(Items from a data source)
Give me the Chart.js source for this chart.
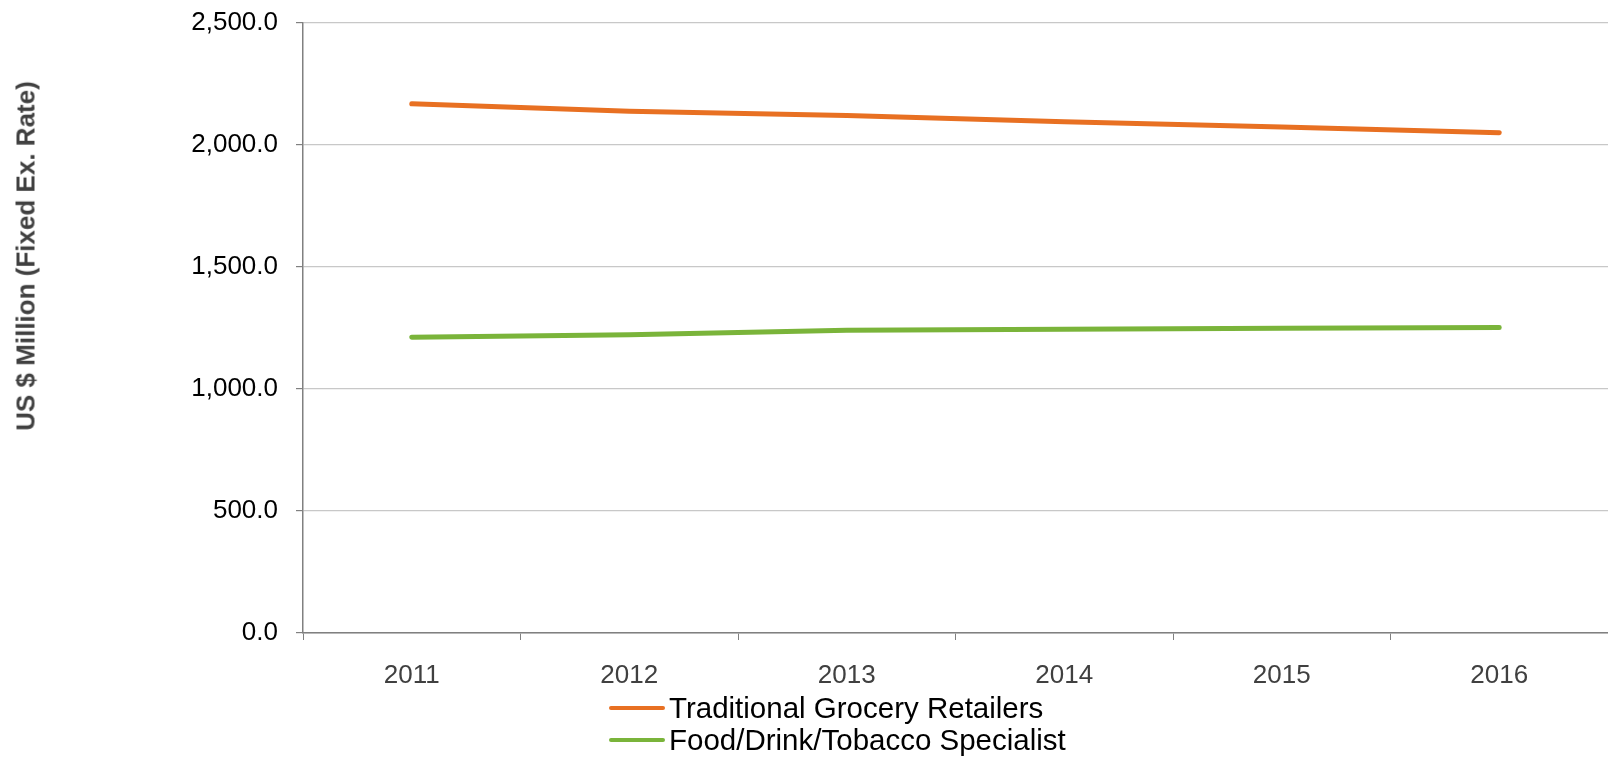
<!DOCTYPE html>
<html>
<head>
<meta charset="utf-8">
<script src="https://cdn.jsdelivr.net/npm/chart.js@4/dist/chart.umd.min.js"></script>
<style>
    body { margin: 0; background: #fff; }
    #wrap { position: relative; width: 1608px; height: 759px; }
    #legend {
        position: absolute; left: 609px; top: 692px;
        font-family: "Liberation Sans", Arial, sans-serif; font-size: 29.5px; color: #000;
    }
    .item { display: flex; align-items: center; height: 32px; }
    .swatch { width: 56px; height: 4.5px; border-radius: 2px; margin-right: 4px; }
    #ytitle {
        position: absolute; left: 26px; top: 256px;
        transform: translate(-50%, -50%) rotate(-90deg);
        white-space: nowrap;
        font-family: "Liberation Sans", Arial, sans-serif; font-size: 26px; font-weight: bold; color: #404040;
    }
</style>
</head>
<body>
<div id="wrap">
    <canvas id="graph" width="1608" height="759"></canvas>
    <div id="ytitle">US $ Million (Fixed Ex. Rate)</div>
    <div id="legend"></div>
</div>
<script>
const years = ['2011', '2012', '2013', '2014', '2015', '2016'];
const traditionalGrocery = [2168, 2138, 2120, 2095, 2073, 2050];
const foodDrinkTobacco = [1212, 1222, 1240, 1245, 1249, 1252];
const yMin = 0;
const yMax = 2500;
const yStep = 500;

const series = [
    { label: 'Traditional Grocery Retailers', data: traditionalGrocery, color: '#E87022' },
    { label: 'Food/Drink/Tobacco Specialist', data: foodDrinkTobacco, color: '#7AB43A' }
];

const ctx = document.getElementById('graph').getContext('2d');
const chart = new Chart(ctx, {
    type: 'line',
    data: {
        labels: years,
        datasets: series.map(s => ({
            label: s.label,
            data: s.data,
            borderColor: s.color,
            backgroundColor: s.color,
            borderWidth: 5,
            borderCapStyle: 'round',
            pointRadius: 0,
            tension: 0
        }))
    },
    options: {
        responsive: false,
        animation: false,
        layout: { padding: 0 },
        plugins: {
            legend: { display: false },
            tooltip: { enabled: false }
        },
        scales: {
            x: {
                offset: true,
                grid: {
                    offset: true,
                    drawOnChartArea: false,
                    tickLength: 7,
                    tickColor: '#808080'
                },
                border: { color: '#808080', width: 1.5 },
                ticks: {
                    padding: 20,
                    color: '#404040',
                    font: { family: 'Liberation Sans', size: 26 }
                },
                afterFit: (s) => { s.height = 126; }
            },
            y: {
                min: yMin,
                max: yMax,
                grid: {
                    color: '#c8c8c8',
                    lineWidth: 1.2,
                    tickLength: 7,
                    tickColor: '#808080'
                },
                border: { color: '#808080', width: 1.5 },
                ticks: {
                    stepSize: yStep,
                    padding: 18,
                    color: '#000',
                    // petite hauteur de ligne pour coller le haut du graphique
                    font: { family: 'Liberation Sans', size: 26, lineHeight: 0.37 },
                    callback: (v) => v.toLocaleString('en-US', { minimumFractionDigits: 1, maximumFractionDigits: 1 })
                },
                afterFit: (s) => { s.width = 303; }
            }
        }
    }
});

// legende empilee sous le graphique
const legend = document.getElementById('legend');
chart.data.datasets.forEach(ds => {
    const row = document.createElement('div');
    row.className = 'item';
    const sw = document.createElement('span');
    sw.className = 'swatch';
    sw.style.background = ds.borderColor;
    const txt = document.createElement('span');
    txt.textContent = ds.label;
    row.appendChild(sw);
    row.appendChild(txt);
    legend.appendChild(row);
});
</script>
</body>
</html>
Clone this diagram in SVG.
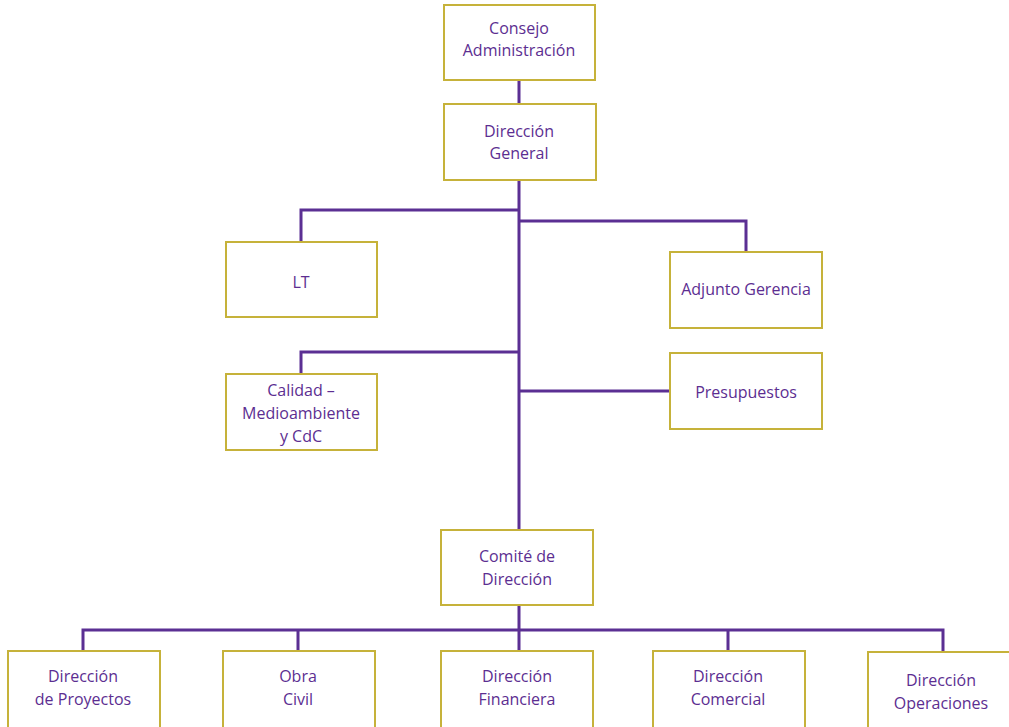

EXERCISE DIRECTIONS: Reproduce each line word for word and drop the pictures.

TASK SOLUTION:
Give me the Chart.js source for this chart.
<!DOCTYPE html>
<html>
<head>
<meta charset="utf-8">
<script src="https://cdn.jsdelivr.net/npm/chart.js@4/dist/chart.umd.min.js"></script>
<style>
    body { margin: 0; background: #fff; }
    #wrap { position: relative; width: 1608px; height: 759px; }
    #legend {
        position: absolute; left: 609px; top: 692px;
        font-family: "Liberation Sans", Arial, sans-serif; font-size: 29.5px; color: #000;
    }
    .item { display: flex; align-items: center; height: 32px; }
    .swatch { width: 56px; height: 4.5px; border-radius: 2px; margin-right: 4px; }
    #ytitle {
        position: absolute; left: 26px; top: 256px;
        transform: translate(-50%, -50%) rotate(-90deg);
        white-space: nowrap;
        font-family: "Liberation Sans", Arial, sans-serif; font-size: 26px; font-weight: bold; color: #404040;
    }
</style>
</head>
<body>
<div id="wrap">
    <canvas id="graph" width="1608" height="759"></canvas>
    <div id="ytitle">US $ Million (Fixed Ex. Rate)</div>
    <div id="legend"></div>
</div>
<script>
const years = ['2011', '2012', '2013', '2014', '2015', '2016'];
const traditionalGrocery = [2168, 2138, 2120, 2095, 2073, 2050];
const foodDrinkTobacco = [1212, 1222, 1240, 1245, 1249, 1252];
const yMin = 0;
const yMax = 2500;
const yStep = 500;

const series = [
    { label: 'Traditional Grocery Retailers', data: traditionalGrocery, color: '#E87022' },
    { label: 'Food/Drink/Tobacco Specialist', data: foodDrinkTobacco, color: '#7AB43A' }
];

const ctx = document.getElementById('graph').getContext('2d');
const chart = new Chart(ctx, {
    type: 'line',
    data: {
        labels: years,
        datasets: series.map(s => ({
            label: s.label,
            data: s.data,
            borderColor: s.color,
            backgroundColor: s.color,
            borderWidth: 5,
            borderCapStyle: 'round',
            pointRadius: 0,
            tension: 0
        }))
    },
    options: {
        responsive: false,
        animation: false,
        layout: { padding: 0 },
        plugins: {
            legend: { display: false },
            tooltip: { enabled: false }
        },
        scales: {
            x: {
                offset: true,
                grid: {
                    offset: true,
                    drawOnChartArea: false,
                    tickLength: 7,
                    tickColor: '#808080'
                },
                border: { color: '#808080', width: 1.5 },
                ticks: {
                    padding: 20,
                    color: '#404040',
                    font: { family: 'Liberation Sans', size: 26 }
                },
                afterFit: (s) => { s.height = 126; }
            },
            y: {
                min: yMin,
                max: yMax,
                grid: {
                    color: '#c8c8c8',
                    lineWidth: 1.2,
                    tickLength: 7,
                    tickColor: '#808080'
                },
                border: { color: '#808080', width: 1.5 },
                ticks: {
                    stepSize: yStep,
                    padding: 18,
                    color: '#000',
                    // petite hauteur de ligne pour coller le haut du graphique
                    font: { family: 'Liberation Sans', size: 26, lineHeight: 0.37 },
                    callback: (v) => v.toLocaleString('en-US', { minimumFractionDigits: 1, maximumFractionDigits: 1 })
                },
                afterFit: (s) => { s.width = 303; }
            }
        }
    }
});

// legende empilee sous le graphique
const legend = document.getElementById('legend');
chart.data.datasets.forEach(ds => {
    const row = document.createElement('div');
    row.className = 'item';
    const sw = document.createElement('span');
    sw.className = 'swatch';
    sw.style.background = ds.borderColor;
    const txt = document.createElement('span');
    txt.textContent = ds.label;
    row.appendChild(sw);
    row.appendChild(txt);
    legend.appendChild(row);
});
</script>
</body>
</html>
Clone this diagram in SVG.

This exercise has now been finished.